Required task: Starting at the first line of the listing below, repeat each line up to and including the one containing "Dev. = 0.942\nN". Leave out pictures.

--- Start Supplied information ---

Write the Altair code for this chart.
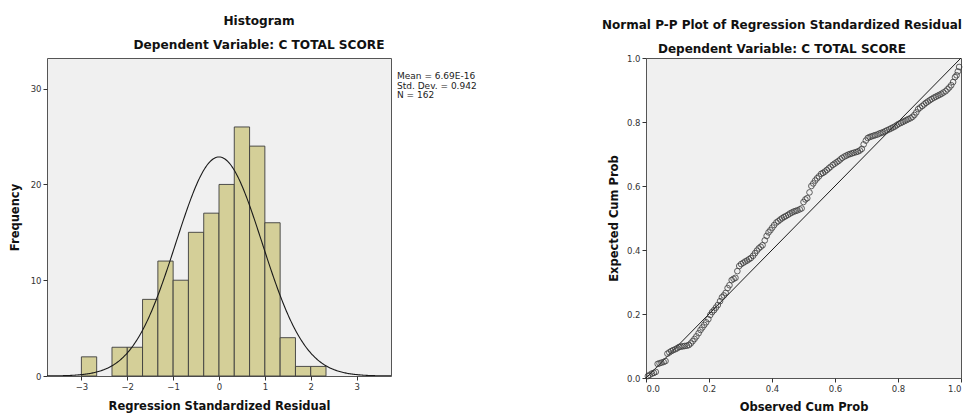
import altair as alt
import pandas as pd

FONT = "DejaVu Sans"

# ---------------- Histogram data ----------------
bin_left = [-3.0, -2.333, -2.0, -1.667, -1.333, -1.0, -0.667, -0.333, 0.0, 0.333, 0.667, 1.0, 1.333, 1.667, 2.0]
bin_right = [-2.667, -2.0, -1.667, -1.333, -1.0, -0.667, -0.333, 0.0, 0.333, 0.667, 1.0, 1.333, 1.667, 2.0, 2.333]
frequency = [2, 3, 3, 8, 12, 10, 15, 17, 20, 26, 24, 16, 4, 1, 1]
MEAN = 6.69e-16
SD = 0.942
N = 162
BIN_W = 1.0 / 3.0
hist_x_ticks = [-3, -2, -1, 0, 1, 2, 3]
hist_y_ticks = [0, 10, 20, 30]
stats_text = "Mean = 6.69E-16\nStd. Dev. = 0.942\nN = 162"

# ---------------- P-P plot data ----------------
pp_observed = [
    0.006, 0.012, 0.019, 0.025, 0.031, 0.037, 0.043, 0.049, 0.056, 0.062,
    0.068, 0.074, 0.080, 0.086, 0.093, 0.099, 0.105, 0.111, 0.117, 0.123,
    0.130, 0.136, 0.142, 0.148, 0.154, 0.160, 0.167, 0.173, 0.179, 0.185,
    0.191, 0.198, 0.204, 0.210, 0.216, 0.222, 0.228, 0.235, 0.241, 0.247,
    0.253, 0.259, 0.265, 0.272, 0.278, 0.284, 0.290, 0.296, 0.302, 0.309,
    0.315, 0.321, 0.327, 0.333, 0.340, 0.346, 0.352, 0.358, 0.364, 0.370,
    0.377, 0.383, 0.389, 0.395, 0.401, 0.407, 0.414, 0.420, 0.426, 0.432,
    0.438, 0.444, 0.451, 0.457, 0.463, 0.469, 0.475, 0.481, 0.488, 0.494,
    0.500, 0.506, 0.512, 0.519, 0.525, 0.531, 0.537, 0.543, 0.549, 0.556,
    0.562, 0.568, 0.574, 0.580, 0.586, 0.593, 0.599, 0.605, 0.611, 0.617,
    0.623, 0.630, 0.636, 0.642, 0.648, 0.654, 0.660, 0.667, 0.673, 0.679,
    0.685, 0.691, 0.698, 0.704, 0.710, 0.716, 0.722, 0.728, 0.735, 0.741,
    0.747, 0.753, 0.759, 0.765, 0.772, 0.778, 0.784, 0.790, 0.796, 0.802,
    0.809, 0.815, 0.821, 0.827, 0.833, 0.840, 0.846, 0.852, 0.858, 0.864,
    0.870, 0.877, 0.883, 0.889, 0.895, 0.901, 0.907, 0.914, 0.920, 0.926,
    0.932, 0.938, 0.944, 0.951, 0.957, 0.963, 0.969, 0.975, 0.981, 0.986,
    0.990, 0.994,
]
pp_expected = [
    0.006, 0.010, 0.014, 0.016, 0.019, 0.044, 0.046, 0.048, 0.050, 0.053,
    0.076, 0.080, 0.084, 0.087, 0.090, 0.093, 0.097, 0.098, 0.099, 0.100,
    0.101, 0.103, 0.108, 0.115, 0.122, 0.130, 0.140, 0.150, 0.158, 0.166,
    0.174, 0.184, 0.197, 0.206, 0.212, 0.220, 0.228, 0.240, 0.252, 0.258,
    0.266, 0.281, 0.290, 0.306, 0.310, 0.313, 0.334, 0.350, 0.356, 0.360,
    0.364, 0.367, 0.371, 0.375, 0.382, 0.390, 0.398, 0.405, 0.410, 0.415,
    0.430, 0.444, 0.455, 0.462, 0.470, 0.478, 0.486, 0.490, 0.495, 0.499,
    0.503, 0.506, 0.510, 0.514, 0.517, 0.520, 0.522, 0.524, 0.527, 0.530,
    0.550, 0.558, 0.562, 0.580, 0.600, 0.608, 0.617, 0.624, 0.630, 0.638,
    0.641, 0.645, 0.650, 0.655, 0.660, 0.666, 0.670, 0.674, 0.678, 0.683,
    0.688, 0.692, 0.695, 0.698, 0.700, 0.702, 0.704, 0.706, 0.708, 0.711,
    0.716, 0.730, 0.742, 0.750, 0.753, 0.755, 0.757, 0.759, 0.761, 0.764,
    0.766, 0.768, 0.771, 0.774, 0.777, 0.780, 0.783, 0.786, 0.790, 0.794,
    0.797, 0.800, 0.803, 0.806, 0.809, 0.812, 0.816, 0.822, 0.830, 0.840,
    0.845, 0.850, 0.855, 0.860, 0.864, 0.868, 0.872, 0.876, 0.879, 0.882,
    0.885, 0.888, 0.892, 0.896, 0.902, 0.908, 0.915, 0.925, 0.940, 0.946,
    0.958, 0.972,
]
pp_ticks = [0.0, 0.2, 0.4, 0.6, 0.8, 1.0]
diag = [0.0, 1.0]


def make_axis(title, values, fmt=None, title_pad=8):
    kw = dict(
        title=title, values=values, grid=False, domain=False, ticks=True,
        tickSize=4, tickColor="#333333", tickWidth=1,
        labelFont=FONT, labelFontSize=8.5, labelColor="#333333", labelPadding=2,
        titleFont=FONT, titleFontSize=11.5, titleFontWeight="bold",
        titleColor="#111111", titlePadding=title_pad,
    )
    if fmt:
        kw["format"] = fmt
    return alt.Axis(**kw)


hist_df = pd.DataFrame({"left": bin_left, "right": bin_right, "freq": frequency})
xs = alt.Scale(domain=[-3.75, 3.75], nice=False, zero=False)
ys = alt.Scale(domain=[0, 33.2], nice=False)

bars = alt.Chart(hist_df).mark_rect(fill="#d4cf98", stroke="#3c3c3c", strokeWidth=0.9).encode(
    x=alt.X("left:Q", scale=xs, axis=make_axis("Regression Standardized Residual", hist_x_ticks, title_pad=9.5)),
    x2="right:Q",
    y=alt.Y("freq:Q", scale=ys, axis=make_axis("Frequency", hist_y_ticks, title_pad=10)),
    y2=alt.datum(0),
)

curve = alt.Chart(alt.sequence(-3.75, 3.76, 0.02, as_="z")).transform_calculate(
    f=f"{N}*{BIN_W}*exp(-0.5*pow((datum.z-({MEAN}))/{SD},2))/({SD}*sqrt(2*PI))"
).mark_line(color="#1a1a1a", strokeWidth=1.1, clip=True).encode(
    x=alt.X("z:Q", scale=xs),
    y=alt.Y("f:Q", scale=ys),
)

stats = alt.Chart(pd.DataFrame({"t": [stats_text]})).mark_text(
    align="left", baseline="top", lineBreak="\n", lineHeight=9.5,
    font=FONT, fontSize=9, color="#222222",
).encode(x=alt.value(350), y=alt.value(14), text="t:N")

hist = alt.layer(bars, curve, stats).properties(
    width=344, height=318,
    title=alt.TitleParams(
        text=["Histogram", "Dependent Variable: C TOTAL SCORE"],
        font=FONT, fontSize=12.15, fontWeight="bold", color="#111111",
        lineHeight=24, anchor="middle", frame="group", offset=6.6, dx=40,
    ),
)

pp_df = pd.DataFrame({"obs": pp_observed, "exp": pp_expected})
diag_df = pd.DataFrame({"a": diag, "b": diag})
ps = alt.Scale(domain=[0, 1], nice=False)

diag_line = alt.Chart(diag_df).mark_line(color="#1a1a1a", strokeWidth=1).encode(
    x=alt.X("a:Q", scale=ps, axis=make_axis("Observed Cum Prob", pp_ticks, ".1f", title_pad=9)),
    y=alt.Y("b:Q", scale=ps, axis=make_axis("Expected Cum Prob", pp_ticks, ".1f", title_pad=7.4)),
)
points = alt.Chart(pp_df).mark_point(
    shape="circle", filled=False, size=32, color="#3a3a3a", strokeWidth=0.8, opacity=1,
).encode(
    x=alt.X("obs:Q", scale=ps),
    y=alt.Y("exp:Q", scale=ps),
)

pp = alt.layer(diag_line, points).properties(
    width=315, height=320,
    title=alt.TitleParams(
        text=["Normal P-P Plot of Regression Standardized Residual", "Dependent Variable: C TOTAL SCORE"],
        font=FONT, fontSize=12.0, fontWeight="bold", color="#111111",
        lineHeight=24, anchor="middle", frame="group", offset=-2.4, dx=-21.5,
    ),
)

# The reference is cropped at the window's right edge: a fixed-size canvas
# (autosize none) clips the content there in the same way.
chart = alt.hconcat(hist, pp, spacing=123).properties(
    autosize=alt.AutoSizeParams(type="none"),
    padding={"left": 39, "top": 50, "right": 918, "bottom": 356},
).configure_view(fill="#f0f0f0", stroke="#555555", strokeWidth=1)

chart.save("out.html", embed_options={"renderer": "svg", "actions": False})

--- End Supplied information ---

Completed exercise:
Write the Altair code for this chart.
import altair as alt
import pandas as pd

FONT = "DejaVu Sans"

# ---------------- Histogram data ----------------
bin_left = [-3.0, -2.333, -2.0, -1.667, -1.333, -1.0, -0.667, -0.333, 0.0, 0.333, 0.667, 1.0, 1.333, 1.667, 2.0]
bin_right = [-2.667, -2.0, -1.667, -1.333, -1.0, -0.667, -0.333, 0.0, 0.333, 0.667, 1.0, 1.333, 1.667, 2.0, 2.333]
frequency = [2, 3, 3, 8, 12, 10, 15, 17, 20, 26, 24, 16, 4, 1, 1]
MEAN = 6.69e-16
SD = 0.942
N = 162
BIN_W = 1.0 / 3.0
hist_x_ticks = [-3, -2, -1, 0, 1, 2, 3]
hist_y_ticks = [0, 10, 20, 30]
stats_text = "Mean = 6.69E-16\nStd. Dev. = 0.942\nN = 162"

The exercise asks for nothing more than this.